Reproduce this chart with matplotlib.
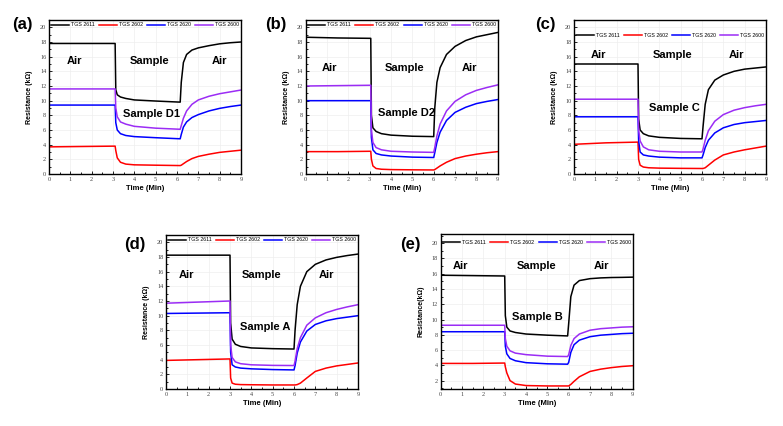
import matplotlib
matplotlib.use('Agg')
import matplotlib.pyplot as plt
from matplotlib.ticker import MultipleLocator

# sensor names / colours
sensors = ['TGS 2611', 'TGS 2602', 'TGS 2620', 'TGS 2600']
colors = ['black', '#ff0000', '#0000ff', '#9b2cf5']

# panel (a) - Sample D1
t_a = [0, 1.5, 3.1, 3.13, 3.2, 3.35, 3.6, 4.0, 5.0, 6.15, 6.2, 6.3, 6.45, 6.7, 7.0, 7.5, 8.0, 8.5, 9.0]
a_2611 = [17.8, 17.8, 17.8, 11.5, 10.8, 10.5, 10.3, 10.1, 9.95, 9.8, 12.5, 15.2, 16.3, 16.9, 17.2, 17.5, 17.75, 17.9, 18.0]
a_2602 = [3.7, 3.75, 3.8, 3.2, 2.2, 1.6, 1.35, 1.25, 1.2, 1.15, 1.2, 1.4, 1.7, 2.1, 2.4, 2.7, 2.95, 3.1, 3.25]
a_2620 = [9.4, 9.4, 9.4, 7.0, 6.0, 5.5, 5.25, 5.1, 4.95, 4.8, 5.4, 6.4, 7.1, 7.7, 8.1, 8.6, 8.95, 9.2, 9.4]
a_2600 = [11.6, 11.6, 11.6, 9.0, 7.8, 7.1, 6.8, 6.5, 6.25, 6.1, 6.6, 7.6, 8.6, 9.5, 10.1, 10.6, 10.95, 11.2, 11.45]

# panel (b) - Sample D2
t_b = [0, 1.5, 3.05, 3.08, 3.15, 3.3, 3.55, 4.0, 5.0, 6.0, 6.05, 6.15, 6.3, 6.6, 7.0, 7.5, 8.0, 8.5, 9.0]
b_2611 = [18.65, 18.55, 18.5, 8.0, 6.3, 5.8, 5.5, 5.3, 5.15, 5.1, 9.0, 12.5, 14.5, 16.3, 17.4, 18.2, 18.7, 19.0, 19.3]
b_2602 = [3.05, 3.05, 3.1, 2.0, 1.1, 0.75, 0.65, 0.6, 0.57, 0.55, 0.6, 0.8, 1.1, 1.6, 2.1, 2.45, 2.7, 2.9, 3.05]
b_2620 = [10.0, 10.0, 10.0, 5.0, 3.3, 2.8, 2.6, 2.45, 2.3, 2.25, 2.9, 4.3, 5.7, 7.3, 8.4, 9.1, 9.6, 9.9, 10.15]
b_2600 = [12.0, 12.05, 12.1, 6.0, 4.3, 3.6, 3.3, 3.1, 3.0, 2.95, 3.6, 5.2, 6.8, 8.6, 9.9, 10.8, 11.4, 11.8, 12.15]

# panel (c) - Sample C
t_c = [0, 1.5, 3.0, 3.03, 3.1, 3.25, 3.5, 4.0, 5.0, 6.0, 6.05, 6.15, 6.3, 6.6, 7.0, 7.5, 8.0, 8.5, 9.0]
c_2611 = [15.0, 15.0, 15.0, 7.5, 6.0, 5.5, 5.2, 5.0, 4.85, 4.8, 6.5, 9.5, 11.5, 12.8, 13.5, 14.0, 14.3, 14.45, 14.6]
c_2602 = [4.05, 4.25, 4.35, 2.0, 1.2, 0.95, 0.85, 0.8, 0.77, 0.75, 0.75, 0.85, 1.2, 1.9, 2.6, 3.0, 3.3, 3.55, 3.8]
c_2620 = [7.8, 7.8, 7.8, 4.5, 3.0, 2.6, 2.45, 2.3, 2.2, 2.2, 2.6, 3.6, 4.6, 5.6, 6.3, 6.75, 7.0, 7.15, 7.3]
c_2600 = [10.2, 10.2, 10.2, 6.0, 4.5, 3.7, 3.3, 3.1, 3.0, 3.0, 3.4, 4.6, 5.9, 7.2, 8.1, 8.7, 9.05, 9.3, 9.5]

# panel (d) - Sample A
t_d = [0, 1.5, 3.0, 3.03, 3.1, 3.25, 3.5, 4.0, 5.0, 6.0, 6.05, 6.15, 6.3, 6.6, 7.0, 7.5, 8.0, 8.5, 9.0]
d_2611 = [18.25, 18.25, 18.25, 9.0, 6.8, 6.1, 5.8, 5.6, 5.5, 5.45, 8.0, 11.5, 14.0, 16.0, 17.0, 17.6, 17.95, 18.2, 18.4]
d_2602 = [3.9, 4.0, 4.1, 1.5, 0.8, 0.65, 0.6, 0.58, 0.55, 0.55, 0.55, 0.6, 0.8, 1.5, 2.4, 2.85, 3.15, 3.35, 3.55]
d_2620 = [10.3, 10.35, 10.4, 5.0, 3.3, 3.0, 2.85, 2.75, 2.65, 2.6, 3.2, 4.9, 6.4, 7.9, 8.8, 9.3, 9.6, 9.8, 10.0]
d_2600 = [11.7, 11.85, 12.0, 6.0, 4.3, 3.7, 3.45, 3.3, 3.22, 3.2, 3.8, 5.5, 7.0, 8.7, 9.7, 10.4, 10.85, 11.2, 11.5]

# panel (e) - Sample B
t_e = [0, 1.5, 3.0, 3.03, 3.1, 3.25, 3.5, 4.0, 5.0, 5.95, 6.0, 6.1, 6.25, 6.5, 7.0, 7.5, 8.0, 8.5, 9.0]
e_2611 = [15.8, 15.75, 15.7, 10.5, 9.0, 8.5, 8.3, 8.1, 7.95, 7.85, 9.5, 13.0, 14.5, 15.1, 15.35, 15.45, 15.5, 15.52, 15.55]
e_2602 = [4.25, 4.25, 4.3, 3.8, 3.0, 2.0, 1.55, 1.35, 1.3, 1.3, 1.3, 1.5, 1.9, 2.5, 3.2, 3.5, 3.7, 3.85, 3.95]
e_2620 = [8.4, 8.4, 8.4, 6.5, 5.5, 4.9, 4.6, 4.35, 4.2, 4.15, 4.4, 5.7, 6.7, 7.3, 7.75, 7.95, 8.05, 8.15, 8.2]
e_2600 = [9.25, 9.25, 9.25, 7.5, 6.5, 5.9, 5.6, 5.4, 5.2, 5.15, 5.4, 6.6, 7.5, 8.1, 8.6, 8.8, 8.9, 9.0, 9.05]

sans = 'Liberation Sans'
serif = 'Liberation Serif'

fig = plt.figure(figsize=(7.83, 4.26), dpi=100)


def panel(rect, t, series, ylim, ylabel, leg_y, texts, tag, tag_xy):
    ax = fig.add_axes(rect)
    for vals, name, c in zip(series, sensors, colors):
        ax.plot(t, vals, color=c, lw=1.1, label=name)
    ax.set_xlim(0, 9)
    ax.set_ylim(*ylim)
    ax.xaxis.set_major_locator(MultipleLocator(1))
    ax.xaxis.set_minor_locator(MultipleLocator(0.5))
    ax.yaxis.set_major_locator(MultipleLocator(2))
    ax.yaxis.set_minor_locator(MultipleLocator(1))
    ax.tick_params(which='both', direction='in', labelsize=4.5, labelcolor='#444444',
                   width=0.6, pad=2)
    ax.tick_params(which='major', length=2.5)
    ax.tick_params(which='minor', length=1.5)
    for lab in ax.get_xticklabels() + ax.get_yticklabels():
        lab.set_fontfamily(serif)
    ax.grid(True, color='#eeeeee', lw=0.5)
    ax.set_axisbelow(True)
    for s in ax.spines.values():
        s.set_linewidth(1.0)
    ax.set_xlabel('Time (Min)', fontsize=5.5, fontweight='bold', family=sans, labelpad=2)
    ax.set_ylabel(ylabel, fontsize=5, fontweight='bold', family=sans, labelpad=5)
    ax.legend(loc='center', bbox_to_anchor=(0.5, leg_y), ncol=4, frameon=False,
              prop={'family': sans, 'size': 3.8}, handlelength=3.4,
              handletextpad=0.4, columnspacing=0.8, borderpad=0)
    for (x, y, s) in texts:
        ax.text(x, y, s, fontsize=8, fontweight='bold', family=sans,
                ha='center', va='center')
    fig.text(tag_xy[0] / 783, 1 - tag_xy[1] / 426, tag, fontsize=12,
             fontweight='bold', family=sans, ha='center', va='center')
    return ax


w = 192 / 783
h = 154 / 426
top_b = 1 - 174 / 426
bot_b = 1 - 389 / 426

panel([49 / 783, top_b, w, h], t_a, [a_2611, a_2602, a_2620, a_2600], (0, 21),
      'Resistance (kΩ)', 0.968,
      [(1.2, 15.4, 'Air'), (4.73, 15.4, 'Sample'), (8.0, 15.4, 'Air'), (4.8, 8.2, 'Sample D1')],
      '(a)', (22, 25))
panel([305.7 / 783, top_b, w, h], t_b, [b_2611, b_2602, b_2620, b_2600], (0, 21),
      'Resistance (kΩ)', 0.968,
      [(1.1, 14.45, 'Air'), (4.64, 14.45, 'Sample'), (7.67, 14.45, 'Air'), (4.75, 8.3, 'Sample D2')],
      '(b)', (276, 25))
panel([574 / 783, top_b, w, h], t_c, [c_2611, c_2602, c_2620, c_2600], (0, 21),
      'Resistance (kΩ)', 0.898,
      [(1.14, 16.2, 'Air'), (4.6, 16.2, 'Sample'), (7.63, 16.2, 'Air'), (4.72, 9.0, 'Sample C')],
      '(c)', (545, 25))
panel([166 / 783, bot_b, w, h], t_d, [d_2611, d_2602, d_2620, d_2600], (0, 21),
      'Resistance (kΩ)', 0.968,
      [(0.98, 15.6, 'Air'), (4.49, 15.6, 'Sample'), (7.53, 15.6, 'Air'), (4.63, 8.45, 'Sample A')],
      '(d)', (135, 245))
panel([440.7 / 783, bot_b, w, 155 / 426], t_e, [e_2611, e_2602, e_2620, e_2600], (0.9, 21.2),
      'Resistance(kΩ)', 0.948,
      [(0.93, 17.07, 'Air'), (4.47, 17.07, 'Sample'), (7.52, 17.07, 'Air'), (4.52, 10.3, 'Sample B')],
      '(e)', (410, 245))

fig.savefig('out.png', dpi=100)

### Objective
The lines from the start of the data through the line that contains "colors = ['black', '#ff0000', '#0000ff', '#9b2cf5']" are to be returned exactly, please, with both ends included and every picture left out.

### Solution to this exercise
Reproduce this chart with matplotlib.
import matplotlib
matplotlib.use('Agg')
import matplotlib.pyplot as plt
from matplotlib.ticker import MultipleLocator

# sensor names / colours
sensors = ['TGS 2611', 'TGS 2602', 'TGS 2620', 'TGS 2600']
colors = ['black', '#ff0000', '#0000ff', '#9b2cf5']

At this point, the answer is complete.